En los muy humildes comienzos del proyecto maurrasiano, cuando todavía no era el gran periódico que cautivó a Proust, T.S. Eliot o Jacques Lacan, sino solo una pequeña revista artesanal cuyas pruebas corregían Maurras y los suyos en las mesas del café de Flore, acompañaba al grupo fundador un tal Octave Tauxier, quien ya había llamado la atención del resto por su inteligencia despierta y sus brillantes dotes de organizador. Fue, según el testimonio del propio Maurras, uno de los primeros de su generación en presentir que el predominio intelectual iba a pasar del progresismo ilustrado a la nueva derecha nacionalista en ciernes. Pero el joven Tauxier murió inesperadamente a los treinta años y, cuando la noticia llegó a Maurras, pronunció unas impactantes palabras que conocemos gracias al recuerdo de Jacques Bainville: «¡No se muere!», clamó. Según cuenta el gran historiador, lo dijo con voz sorda, apretando los puños, con un manto de dolor y cólera en la mirada. «¡No, no se muere cuando existe una obra por hacer, cuando ante nosotros hay bienes que salvar, males que abolir, una lucha a que consagrarse y trabajo para más de medio siglo!». 

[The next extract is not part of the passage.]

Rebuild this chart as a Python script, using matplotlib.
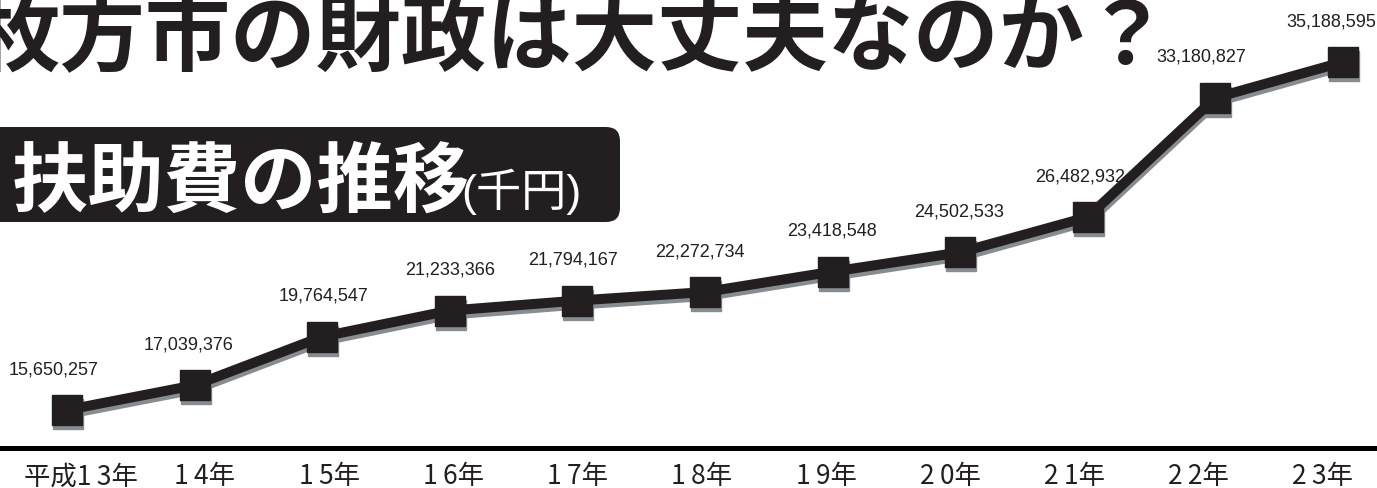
import matplotlib
matplotlib.use('Agg')
import matplotlib.pyplot as plt
import matplotlib.transforms as mtransforms
from matplotlib.patches import FancyBboxPatch

# 扶助費（千円）
years = ['平成1\u20093年', '1\u20094年', '1\u20095年', '1\u20096年', '1\u20097年', '1\u20098年',
         '1\u20099年', '2\u20090年', '2\u20091年', '2\u20092年', '2\u20093年']
values = [15650257, 17039376, 19764547, 21233366, 21794167, 22272734,
          23418548, 24502533, 26482932, 33180827, 35188595]

title = '枚方市の財政は大丈夫なのか？'
subtitle = '扶助費の推移'
unit = '(千円)'

DARK = '#231f20'
SHADOW = '#878c91'
JP = ['Noto Sans CJK JP', 'DejaVu Sans']

# small horizontal nudges of the value labels (pixels)
label_dx = [-13, -6, 1, 0, -4, -5, -1, -1, -8, -14, -12]

W, H = 1377, 488
fig = plt.figure(figsize=(W / 100, H / 100), dpi=100)
ax = fig.add_axes([0, 40 / H, 1, 448 / H])

x = list(range(len(values)))
shadow_tr = mtransforms.offset_copy(ax.transData, fig=fig, x=1, y=-4, units='dots')
ax.plot(x, values, color=SHADOW, lw=7.2, marker='s', ms=22, mec=SHADOW,
        solid_joinstyle='miter', transform=shadow_tr, zorder=2)
ax.plot(x, values, color=DARK, lw=7.2, marker='s', ms=22, mec=DARK,
        solid_joinstyle='miter', zorder=3)

for i, v in enumerate(values):
    ax.annotate(f'{v:,}', (i, v), xytext=(label_dx[i] * 0.72, 29),
                textcoords='offset points', ha='center', va='center',
                fontsize=13, color=DARK, family='Liberation Sans', zorder=1)

ax.set_xlim(-67 / 127.6, (W - 67) / 127.6)
ax.set_ylim(13.516e6, 38.67e6)
# the year labels in the original run on a slightly tighter spacing than the points
ax.set_xticks([0.108 + 0.9734 * i for i in x])
ax.set_xticklabels(years, family=JP, fontsize=19, color=DARK)
ax.set_yticks([])
ax.tick_params(axis='x', length=0, pad=11)
for s in ['top', 'left', 'right']:
    ax.spines[s].set_visible(False)
ax.spines['bottom'].set_linewidth(3.6)
ax.spines['bottom'].set_color('black')
ax.patch.set_visible(False)

# title
fig.text(-26 / W, 1 + 4 / H, title, family=JP, fontsize=61.5, fontweight='bold',
         color=DARK, ha='left', va='top')

# subtitle box
box = FancyBboxPatch((-30, H - 222), 650, 95,
                     boxstyle='round,pad=0,rounding_size=14',
                     transform=mtransforms.IdentityTransform(),
                     facecolor=DARK, edgecolor='none')
fig.add_artist(box)
fig.text(12 / W, (H - 206) / H, subtitle, family=JP, fontsize=55,
         fontweight='bold', color='white', ha='left', va='baseline')
fig.text(461 / W, (H - 206) / H, unit, family=['Liberation Sans', 'Noto Sans CJK JP'],
         fontsize=32.5, color='white', ha='left', va='baseline')

fig.savefig('out.png', dpi=100)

Maurras no quiso asistir a las exequias de Tauxier. Trataba de recusar la injusticia del destino para no sentirse humillado, rebajado, para no dejar entrar a la muerte, con sus sollozos y su duelo, en el naciente e ilusionante proyecto de restauración nacional. Solo unos años más tarde, en 1905, cuando su doctrina política crecía fuerte y segura, parecía haber comprendido. «Comprendo que un ser aislado – decía-, con sólo un cerebro y un corazón, que se agotan con mísera rapidez, se desanime y tarde o temprano desespere del mañana. Pero una nación, ¡es una sustancia esencialmente inmortal! Dispone de una reserva inagotable de pensamientos, corazones y cuerpos. Una esperanza colectiva no puede ser domada. Cada mata cortada se hace más fuerte y más bella. Toda desesperación en política es una absoluta estupidez». 

No cabe la desesperación cuando se sabe que las ideas alojadas en casa del zapatero remendón aguardan su momento y terminan por calzar el zapato del gigante con el que, desposando nuevos siglos, caminarán de nuevo por la historia.